The most disturbing member of the ten hidebound Republican members of the 15 member board is Don McLeroy, a creationist, former school board member, and dentist from Bryan, Texas.
Here are a couple of samples of his/their efforts:
• students must learn to "evaluate efforts by global organizations (like the UN) to undermine U.S. sovereignty."
• they should "contrast the Founders' intent relative to the wording of the First Amendment's Establishment Clause and Free Exercise Clause, with the popular term, 'Separation of Church and State.'”
• the name of Joseph McCarthy should be cleared
• Instead of using the term U.S. "imperialism" make it "U.S. expansionism." Using “imperialism” by Europe and Russia is quite in order.

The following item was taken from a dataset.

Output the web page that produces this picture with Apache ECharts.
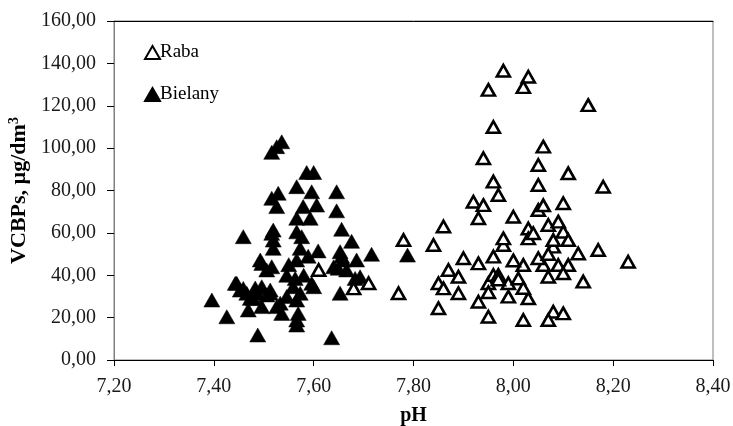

What McLeroy has done is as welcome as a root canal.
You might say this was the weekend for “Lost.” After a six-year run it was a wrap for the much vaunted TV program “Lost”, when, in the words of Agatha Christi’s Hercule Poirot “All will be revealed.” Or has been revealed by this time.
I am one of the individuals in North America and all the ships at sea who has not seen nor followed the program or at least was familiar with its content but the name seems a good metaphor for our time. So much has been lost in the last decade. For the last week even, for that matter (the Dow Jones lost 4.02 percent). My Mother used to tell the story of a day when a young man came to her door, said he had been told that he had lost a part of his mind somewhere around there and asked if she would let him look for it. With some concern about confronting him, she allowed him to poke around here and there and finding nothing, he went on his way. Parts of our citizenry seems to me to have lost a part of its mind. I hope someday soon they locate it.
Columnists have been raising the possibility of another “Lost Generation.” I came into being at the beginning of the last one. I hate to go out in the middle of another one. Couldn’t we have a new show called “Found”? And let that be a metaphor for a new beginning?